[Source data]
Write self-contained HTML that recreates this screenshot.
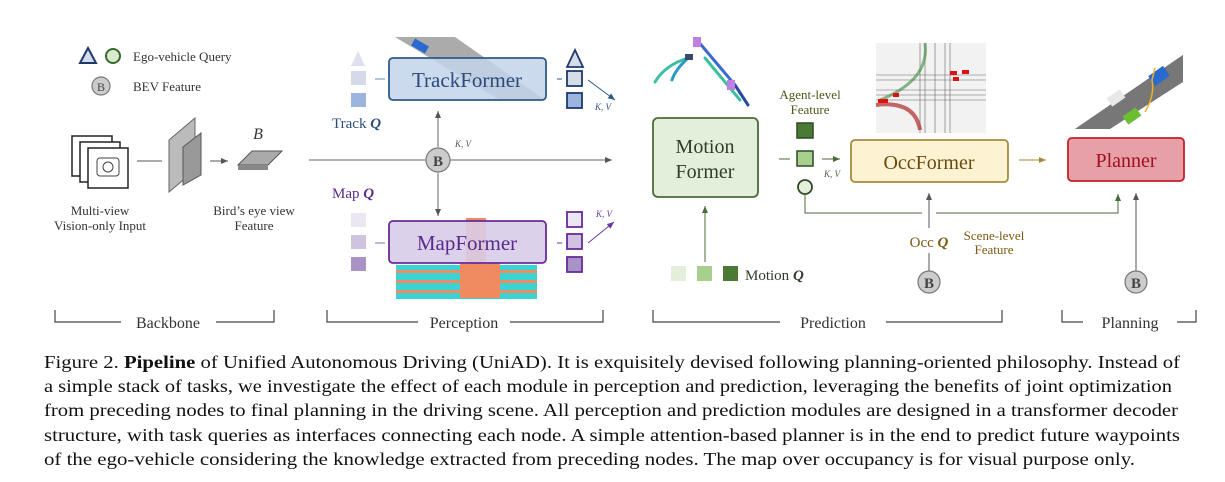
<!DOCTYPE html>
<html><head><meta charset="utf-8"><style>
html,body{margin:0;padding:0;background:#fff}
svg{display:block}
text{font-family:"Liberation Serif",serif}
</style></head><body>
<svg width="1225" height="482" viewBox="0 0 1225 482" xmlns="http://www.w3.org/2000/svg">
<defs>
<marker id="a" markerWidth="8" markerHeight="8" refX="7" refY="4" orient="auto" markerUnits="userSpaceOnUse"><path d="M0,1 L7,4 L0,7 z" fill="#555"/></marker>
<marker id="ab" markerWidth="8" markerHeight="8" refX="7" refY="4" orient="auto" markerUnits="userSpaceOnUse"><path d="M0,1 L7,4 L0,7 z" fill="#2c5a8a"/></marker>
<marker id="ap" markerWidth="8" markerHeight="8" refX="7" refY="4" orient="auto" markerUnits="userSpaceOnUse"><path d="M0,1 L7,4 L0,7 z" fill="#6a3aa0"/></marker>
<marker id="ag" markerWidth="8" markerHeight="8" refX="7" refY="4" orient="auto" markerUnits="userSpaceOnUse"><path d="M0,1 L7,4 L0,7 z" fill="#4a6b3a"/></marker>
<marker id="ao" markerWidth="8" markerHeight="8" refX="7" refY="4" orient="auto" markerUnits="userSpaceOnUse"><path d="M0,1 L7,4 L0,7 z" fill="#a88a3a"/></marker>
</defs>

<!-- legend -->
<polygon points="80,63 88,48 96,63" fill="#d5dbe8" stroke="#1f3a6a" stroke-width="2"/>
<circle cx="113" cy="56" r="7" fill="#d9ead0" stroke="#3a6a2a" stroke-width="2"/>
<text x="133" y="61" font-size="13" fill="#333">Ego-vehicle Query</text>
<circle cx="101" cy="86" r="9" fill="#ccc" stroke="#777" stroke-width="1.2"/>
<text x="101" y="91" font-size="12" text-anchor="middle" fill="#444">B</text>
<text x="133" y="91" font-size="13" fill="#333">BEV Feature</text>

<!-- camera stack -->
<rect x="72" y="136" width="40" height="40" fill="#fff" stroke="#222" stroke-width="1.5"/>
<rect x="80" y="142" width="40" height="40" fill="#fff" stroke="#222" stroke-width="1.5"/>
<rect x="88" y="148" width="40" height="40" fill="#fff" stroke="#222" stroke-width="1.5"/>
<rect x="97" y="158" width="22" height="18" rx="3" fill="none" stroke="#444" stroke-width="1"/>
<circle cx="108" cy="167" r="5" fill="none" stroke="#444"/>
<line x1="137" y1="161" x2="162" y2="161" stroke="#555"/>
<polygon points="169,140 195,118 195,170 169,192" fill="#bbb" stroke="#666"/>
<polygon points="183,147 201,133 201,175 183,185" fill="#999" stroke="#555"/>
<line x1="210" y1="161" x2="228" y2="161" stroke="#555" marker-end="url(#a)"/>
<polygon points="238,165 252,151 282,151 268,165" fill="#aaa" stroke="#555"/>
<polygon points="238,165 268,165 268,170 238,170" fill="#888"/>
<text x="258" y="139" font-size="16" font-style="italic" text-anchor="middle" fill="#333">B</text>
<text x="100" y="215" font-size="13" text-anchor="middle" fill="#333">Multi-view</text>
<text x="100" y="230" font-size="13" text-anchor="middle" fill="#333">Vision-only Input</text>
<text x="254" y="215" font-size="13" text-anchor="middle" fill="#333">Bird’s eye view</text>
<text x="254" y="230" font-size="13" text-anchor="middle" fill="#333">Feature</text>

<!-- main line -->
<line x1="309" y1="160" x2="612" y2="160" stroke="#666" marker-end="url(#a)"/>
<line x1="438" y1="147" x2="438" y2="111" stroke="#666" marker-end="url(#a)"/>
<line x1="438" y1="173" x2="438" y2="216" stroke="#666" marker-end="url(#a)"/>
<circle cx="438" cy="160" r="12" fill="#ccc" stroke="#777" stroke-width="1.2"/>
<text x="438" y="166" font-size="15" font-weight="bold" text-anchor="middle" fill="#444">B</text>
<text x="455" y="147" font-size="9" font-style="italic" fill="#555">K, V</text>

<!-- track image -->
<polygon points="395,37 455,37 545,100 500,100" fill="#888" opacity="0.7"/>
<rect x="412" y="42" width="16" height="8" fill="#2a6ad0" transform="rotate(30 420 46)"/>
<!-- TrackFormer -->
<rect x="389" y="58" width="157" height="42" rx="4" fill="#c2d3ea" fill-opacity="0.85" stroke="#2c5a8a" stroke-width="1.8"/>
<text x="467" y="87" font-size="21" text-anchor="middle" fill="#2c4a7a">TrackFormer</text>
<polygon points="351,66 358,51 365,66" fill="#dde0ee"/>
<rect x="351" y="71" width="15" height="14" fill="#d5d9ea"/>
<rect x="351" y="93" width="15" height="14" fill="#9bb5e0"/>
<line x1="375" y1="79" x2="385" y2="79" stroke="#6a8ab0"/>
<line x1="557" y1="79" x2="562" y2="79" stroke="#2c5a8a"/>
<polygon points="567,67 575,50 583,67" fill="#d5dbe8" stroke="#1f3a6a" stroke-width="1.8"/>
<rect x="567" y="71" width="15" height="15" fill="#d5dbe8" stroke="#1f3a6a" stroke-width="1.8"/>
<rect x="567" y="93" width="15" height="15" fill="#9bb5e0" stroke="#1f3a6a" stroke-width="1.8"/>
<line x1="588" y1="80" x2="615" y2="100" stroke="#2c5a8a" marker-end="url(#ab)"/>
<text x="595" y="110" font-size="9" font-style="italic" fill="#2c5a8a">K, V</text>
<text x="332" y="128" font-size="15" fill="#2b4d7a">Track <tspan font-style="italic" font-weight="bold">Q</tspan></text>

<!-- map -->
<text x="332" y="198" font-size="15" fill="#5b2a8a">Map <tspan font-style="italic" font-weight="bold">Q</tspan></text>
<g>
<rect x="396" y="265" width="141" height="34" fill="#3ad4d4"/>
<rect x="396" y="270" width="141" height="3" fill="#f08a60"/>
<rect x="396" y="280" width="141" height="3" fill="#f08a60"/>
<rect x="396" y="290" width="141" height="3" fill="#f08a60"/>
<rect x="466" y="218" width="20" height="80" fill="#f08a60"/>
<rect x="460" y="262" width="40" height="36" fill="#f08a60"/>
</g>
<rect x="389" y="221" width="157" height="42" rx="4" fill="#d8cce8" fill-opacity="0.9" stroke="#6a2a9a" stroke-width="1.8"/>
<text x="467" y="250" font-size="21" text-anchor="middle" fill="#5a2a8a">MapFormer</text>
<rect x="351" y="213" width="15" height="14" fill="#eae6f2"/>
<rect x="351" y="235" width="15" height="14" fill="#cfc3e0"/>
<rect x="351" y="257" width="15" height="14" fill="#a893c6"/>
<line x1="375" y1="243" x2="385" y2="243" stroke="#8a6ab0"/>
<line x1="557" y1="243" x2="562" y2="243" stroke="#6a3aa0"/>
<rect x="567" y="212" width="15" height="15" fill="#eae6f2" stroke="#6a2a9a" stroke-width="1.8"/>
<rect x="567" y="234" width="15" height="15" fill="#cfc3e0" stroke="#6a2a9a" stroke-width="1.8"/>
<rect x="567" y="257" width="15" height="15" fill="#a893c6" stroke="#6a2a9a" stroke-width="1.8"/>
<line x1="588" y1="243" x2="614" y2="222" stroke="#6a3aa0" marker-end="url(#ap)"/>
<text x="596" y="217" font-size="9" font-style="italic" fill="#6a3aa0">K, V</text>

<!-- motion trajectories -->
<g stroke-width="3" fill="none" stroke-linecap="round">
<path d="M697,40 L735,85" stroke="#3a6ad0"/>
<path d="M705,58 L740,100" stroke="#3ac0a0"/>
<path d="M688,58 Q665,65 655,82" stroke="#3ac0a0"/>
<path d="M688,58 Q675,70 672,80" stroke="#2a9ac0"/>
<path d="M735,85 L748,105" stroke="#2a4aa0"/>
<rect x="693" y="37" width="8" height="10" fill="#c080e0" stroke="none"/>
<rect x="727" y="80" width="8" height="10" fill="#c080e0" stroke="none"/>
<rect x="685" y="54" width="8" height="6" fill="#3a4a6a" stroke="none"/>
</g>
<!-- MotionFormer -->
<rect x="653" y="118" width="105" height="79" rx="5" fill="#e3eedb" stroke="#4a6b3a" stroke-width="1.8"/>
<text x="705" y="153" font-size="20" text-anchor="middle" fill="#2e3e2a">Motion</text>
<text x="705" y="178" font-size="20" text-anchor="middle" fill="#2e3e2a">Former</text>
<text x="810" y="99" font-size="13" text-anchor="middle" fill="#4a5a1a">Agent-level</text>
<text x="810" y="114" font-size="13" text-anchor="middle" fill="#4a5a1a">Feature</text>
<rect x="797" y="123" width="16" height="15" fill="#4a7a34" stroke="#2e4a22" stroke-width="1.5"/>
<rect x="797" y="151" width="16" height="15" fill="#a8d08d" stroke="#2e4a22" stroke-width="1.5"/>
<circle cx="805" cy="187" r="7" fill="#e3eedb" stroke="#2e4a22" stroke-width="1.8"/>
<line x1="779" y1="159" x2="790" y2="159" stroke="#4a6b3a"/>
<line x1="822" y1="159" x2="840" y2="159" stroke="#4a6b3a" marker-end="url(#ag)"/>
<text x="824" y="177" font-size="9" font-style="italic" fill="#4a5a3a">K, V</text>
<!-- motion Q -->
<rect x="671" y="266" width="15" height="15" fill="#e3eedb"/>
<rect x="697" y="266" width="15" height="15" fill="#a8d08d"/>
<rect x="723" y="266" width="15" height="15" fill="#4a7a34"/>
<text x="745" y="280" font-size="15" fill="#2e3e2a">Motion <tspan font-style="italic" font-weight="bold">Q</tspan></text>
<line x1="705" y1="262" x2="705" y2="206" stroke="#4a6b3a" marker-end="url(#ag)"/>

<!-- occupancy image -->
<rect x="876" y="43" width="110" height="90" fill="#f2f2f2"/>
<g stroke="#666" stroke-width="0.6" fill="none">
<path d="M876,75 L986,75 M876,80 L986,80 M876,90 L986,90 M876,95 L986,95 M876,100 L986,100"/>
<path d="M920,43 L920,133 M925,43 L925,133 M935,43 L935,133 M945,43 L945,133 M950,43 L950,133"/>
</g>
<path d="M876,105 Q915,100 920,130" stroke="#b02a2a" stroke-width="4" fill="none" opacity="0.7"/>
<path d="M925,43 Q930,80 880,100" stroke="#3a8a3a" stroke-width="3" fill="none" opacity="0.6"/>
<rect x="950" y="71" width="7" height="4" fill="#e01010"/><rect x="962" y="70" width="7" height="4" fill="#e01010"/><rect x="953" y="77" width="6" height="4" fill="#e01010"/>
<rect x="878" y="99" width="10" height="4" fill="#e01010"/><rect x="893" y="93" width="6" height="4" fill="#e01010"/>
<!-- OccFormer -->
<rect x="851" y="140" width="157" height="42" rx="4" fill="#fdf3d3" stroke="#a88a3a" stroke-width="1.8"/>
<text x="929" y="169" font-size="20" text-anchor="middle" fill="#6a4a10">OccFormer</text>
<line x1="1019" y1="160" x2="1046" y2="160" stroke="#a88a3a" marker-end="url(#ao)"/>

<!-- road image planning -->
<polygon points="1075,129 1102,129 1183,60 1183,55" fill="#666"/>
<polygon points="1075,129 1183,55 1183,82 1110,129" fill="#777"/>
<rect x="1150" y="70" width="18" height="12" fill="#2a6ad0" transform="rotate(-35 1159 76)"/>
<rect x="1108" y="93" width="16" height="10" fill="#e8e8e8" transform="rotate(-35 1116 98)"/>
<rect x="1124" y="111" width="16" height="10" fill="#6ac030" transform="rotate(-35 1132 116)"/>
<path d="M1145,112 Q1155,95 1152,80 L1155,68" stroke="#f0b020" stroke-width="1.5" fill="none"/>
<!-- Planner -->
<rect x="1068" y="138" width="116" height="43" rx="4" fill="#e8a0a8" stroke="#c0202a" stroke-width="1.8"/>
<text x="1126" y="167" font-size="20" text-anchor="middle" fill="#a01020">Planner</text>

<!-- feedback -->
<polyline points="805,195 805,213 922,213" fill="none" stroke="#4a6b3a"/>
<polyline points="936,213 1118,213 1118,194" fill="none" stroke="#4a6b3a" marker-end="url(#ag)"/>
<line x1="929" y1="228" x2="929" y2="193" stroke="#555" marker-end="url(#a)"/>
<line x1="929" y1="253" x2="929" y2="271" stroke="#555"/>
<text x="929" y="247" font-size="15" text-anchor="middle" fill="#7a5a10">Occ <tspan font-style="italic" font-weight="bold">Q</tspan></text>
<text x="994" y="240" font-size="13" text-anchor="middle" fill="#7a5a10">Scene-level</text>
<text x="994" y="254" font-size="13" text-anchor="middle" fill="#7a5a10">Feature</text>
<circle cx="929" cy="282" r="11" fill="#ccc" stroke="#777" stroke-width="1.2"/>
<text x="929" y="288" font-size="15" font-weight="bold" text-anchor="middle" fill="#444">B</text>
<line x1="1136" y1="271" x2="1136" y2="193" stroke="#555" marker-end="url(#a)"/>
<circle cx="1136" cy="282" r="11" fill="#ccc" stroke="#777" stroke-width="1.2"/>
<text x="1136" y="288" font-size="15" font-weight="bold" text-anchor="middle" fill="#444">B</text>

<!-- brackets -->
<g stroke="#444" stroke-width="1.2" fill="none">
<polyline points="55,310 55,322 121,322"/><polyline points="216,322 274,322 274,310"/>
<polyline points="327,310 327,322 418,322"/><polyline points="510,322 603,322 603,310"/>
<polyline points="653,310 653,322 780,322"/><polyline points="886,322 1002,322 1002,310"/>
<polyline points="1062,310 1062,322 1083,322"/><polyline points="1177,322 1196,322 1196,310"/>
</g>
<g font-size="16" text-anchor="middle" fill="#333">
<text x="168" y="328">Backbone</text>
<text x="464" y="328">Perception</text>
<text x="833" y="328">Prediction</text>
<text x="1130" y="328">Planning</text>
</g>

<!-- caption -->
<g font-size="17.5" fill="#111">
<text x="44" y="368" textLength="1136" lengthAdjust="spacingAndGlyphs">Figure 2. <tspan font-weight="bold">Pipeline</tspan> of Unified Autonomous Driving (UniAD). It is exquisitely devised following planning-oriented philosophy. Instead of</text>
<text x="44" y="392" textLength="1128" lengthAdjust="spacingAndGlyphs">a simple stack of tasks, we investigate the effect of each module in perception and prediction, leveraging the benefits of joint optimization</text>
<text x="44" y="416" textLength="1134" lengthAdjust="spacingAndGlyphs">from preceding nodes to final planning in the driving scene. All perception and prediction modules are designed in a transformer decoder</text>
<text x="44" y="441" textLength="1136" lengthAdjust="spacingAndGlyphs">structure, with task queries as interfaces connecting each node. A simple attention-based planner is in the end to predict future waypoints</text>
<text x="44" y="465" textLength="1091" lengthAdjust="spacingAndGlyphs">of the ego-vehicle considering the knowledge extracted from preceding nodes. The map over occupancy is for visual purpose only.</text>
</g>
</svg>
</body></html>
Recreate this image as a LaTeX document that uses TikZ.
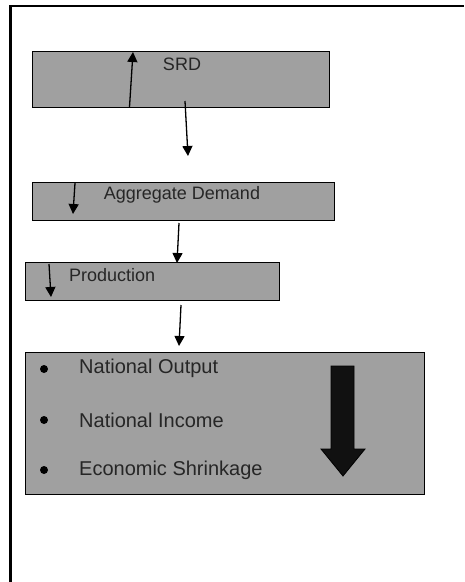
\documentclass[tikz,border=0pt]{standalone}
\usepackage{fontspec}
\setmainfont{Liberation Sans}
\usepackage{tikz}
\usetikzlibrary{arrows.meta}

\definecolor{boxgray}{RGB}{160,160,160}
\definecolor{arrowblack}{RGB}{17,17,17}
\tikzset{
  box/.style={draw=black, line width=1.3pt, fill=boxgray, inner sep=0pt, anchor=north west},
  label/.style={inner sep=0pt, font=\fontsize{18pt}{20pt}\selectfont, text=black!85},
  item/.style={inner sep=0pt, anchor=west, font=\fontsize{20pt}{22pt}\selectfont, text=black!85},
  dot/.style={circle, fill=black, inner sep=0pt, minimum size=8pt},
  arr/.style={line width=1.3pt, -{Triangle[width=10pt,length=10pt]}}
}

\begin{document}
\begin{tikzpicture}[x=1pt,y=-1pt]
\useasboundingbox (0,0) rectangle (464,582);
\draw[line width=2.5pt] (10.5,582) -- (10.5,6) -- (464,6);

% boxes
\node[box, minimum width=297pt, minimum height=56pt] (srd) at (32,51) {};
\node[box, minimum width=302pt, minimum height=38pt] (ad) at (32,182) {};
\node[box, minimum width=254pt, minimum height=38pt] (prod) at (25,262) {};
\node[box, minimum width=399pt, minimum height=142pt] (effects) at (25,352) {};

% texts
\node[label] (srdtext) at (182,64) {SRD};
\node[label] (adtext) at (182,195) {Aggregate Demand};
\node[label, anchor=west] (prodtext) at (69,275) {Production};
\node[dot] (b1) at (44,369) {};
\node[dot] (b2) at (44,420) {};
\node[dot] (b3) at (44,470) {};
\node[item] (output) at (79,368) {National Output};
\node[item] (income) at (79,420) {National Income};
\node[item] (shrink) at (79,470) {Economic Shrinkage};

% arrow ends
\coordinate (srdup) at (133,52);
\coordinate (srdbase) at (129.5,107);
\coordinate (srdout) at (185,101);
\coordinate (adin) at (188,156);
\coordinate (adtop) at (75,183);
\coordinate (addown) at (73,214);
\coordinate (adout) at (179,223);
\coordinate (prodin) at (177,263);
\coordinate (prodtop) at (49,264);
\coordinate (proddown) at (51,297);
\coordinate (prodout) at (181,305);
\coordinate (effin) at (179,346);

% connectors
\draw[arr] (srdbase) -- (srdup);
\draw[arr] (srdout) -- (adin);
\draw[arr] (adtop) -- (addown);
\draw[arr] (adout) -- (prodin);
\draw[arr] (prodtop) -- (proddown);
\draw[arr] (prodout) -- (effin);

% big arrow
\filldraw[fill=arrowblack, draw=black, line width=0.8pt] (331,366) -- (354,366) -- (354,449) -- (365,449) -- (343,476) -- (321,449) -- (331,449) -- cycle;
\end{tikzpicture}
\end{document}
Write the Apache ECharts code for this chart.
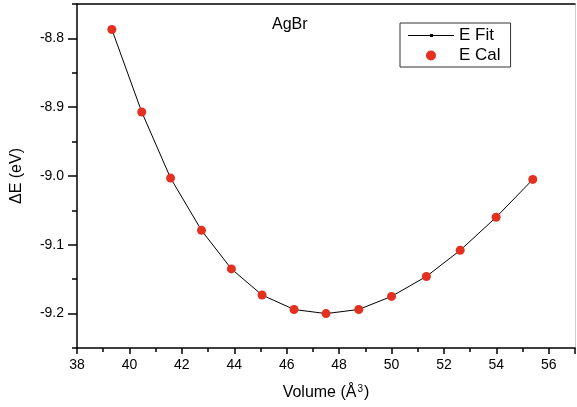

[INSTRUCTIONS FOR THE TASK] Find the string "image" in the records, then copy each line where it occurs.

[ANSWER FOR THIS EXERCISE]
<!-- track image -->
<!-- occupancy image -->
<!-- road image planning -->
Recreate this image as a LaTeX document that uses TikZ.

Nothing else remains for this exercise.